これに対し、庶民感覚の人は、少しでも自分が損をしそうになると抵抗するわけである。何としても損を回避しようとあれこれと難癖をつけてきたりするわけである。私も銀行員時代、不良債権担当だった時にはこういう人を数多く見てきた。中にはあることないこと明らかなでっち上げの嘘を堂々と主張してくる人もいた。必死だったという見方もできるので何とも言えないが、少なくともそういう人たちは「君子」ではない。

人と争わないという点では、年齢という要因もある。人は歳を重ねると穏やかな性格になるのか争わなくなる傾向がある。もっともこれは個人差があって、いくつになっても人を怒鳴ることを躊躇しない人はいる。いわゆる頑固ジジイ系であるが、個人的にはこの頃あまり物事を気にしなくなってきたと感じている。「まぁいいか」でスルーする割合が増えてきている。知識・経験を積んでくると、この程度なら大したことはないと割り切れるようになるのかもしれない。

仕事でも印象的な経験をしたことがある。それは事務所を借りていただいていたある会社のこと。どうも業績が悪くなってきていたようで、契約の更新に際し、家賃を下げてくれないかと言ってきた。当時その辺りの家賃相場は上がっていて、むしろ上げさせてもらいたいくらいだったから、それは受けられない申し出であった。しかし、それまで滞納もないし、困った時はお互い様の精神で、更新料(家賃の1ヶ月分)を免除することをこちらから提案して実施した。

しかし、業績は思うように改善せず、その3ヶ月後に退去すると通知してきた。退去にあたっては「3ヶ月前に告知する」という契約になっていたが、その社長は「更新時に退去すると伝えた」と言い出し、挙げ句の果てには私に対し「いきなり出てきて事務的な対応をするとは何事か」と激昂してきたのである。その真の意図は明らかで、3ヶ月分家賃を取られるのが嫌で、即退去扱いにしてその分敷金を返して欲しかったのである。業績が苦しくなる中で少しでもお金を残そうとするのは人情であるが、ただ問題はそのやり方である。

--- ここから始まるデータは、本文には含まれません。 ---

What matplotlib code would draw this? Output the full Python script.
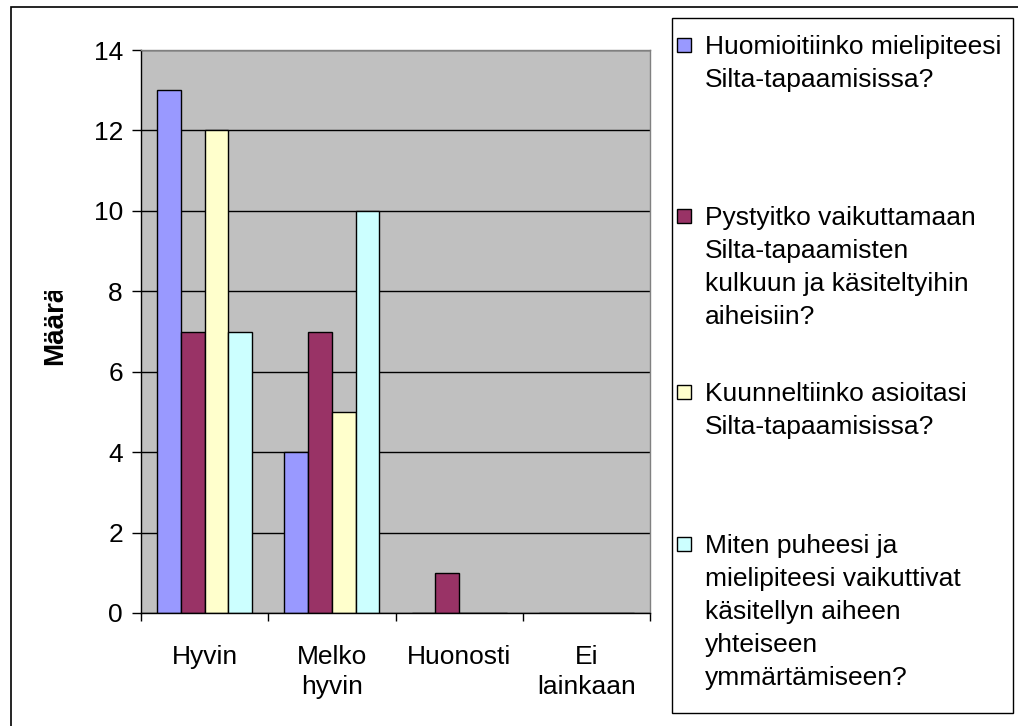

実は、更新料の免除の提案を社内でしたのは私であり、もしもそこで「契約は契約だけれども、今は苦しいので何とかならないか」と相談されていたら、当然こちらも協力したであろう。我が社の社長も認めてくれたのは明らかであるが、相手の社長はそうした平和的手段を選ばず、「争う」選択をしたのである。強く言えばねじ伏せられると思ったのかもしれないし、頭を下げるのはプライドが許さなかったのかもしれない。その結果、こちらもその申し出を断固拒否し、契約通りに処理することにして事務的にきっちり清算させていただいた。電話での激しい言い争いでも一歩も引かなかったから、相手の社長も最終的に無理は通せないと諦めたのである。

もしもその社長が君子であれば、きっと素直に頭を下げてお願いできないかと交渉してきたであろう。そのようにされると、それを断ればこちらも寝覚めが悪くなるというもの。たとえ大家が我々でなくとも、交渉に応じてもらえる可能性は高かったと思う。会社は経営者の器以上に大きくはならないとよく言われるが、その会社も経営者がそんな調子だから、事務所を移転してもその先は先細りの道なのだろうと思う。君子とまではいかなくとも、相手といかにして共存を図るかという観点から考えられたら、もっと違う結果を(苦もなく)導き出せていたのにと、他人事ながら残念に思う。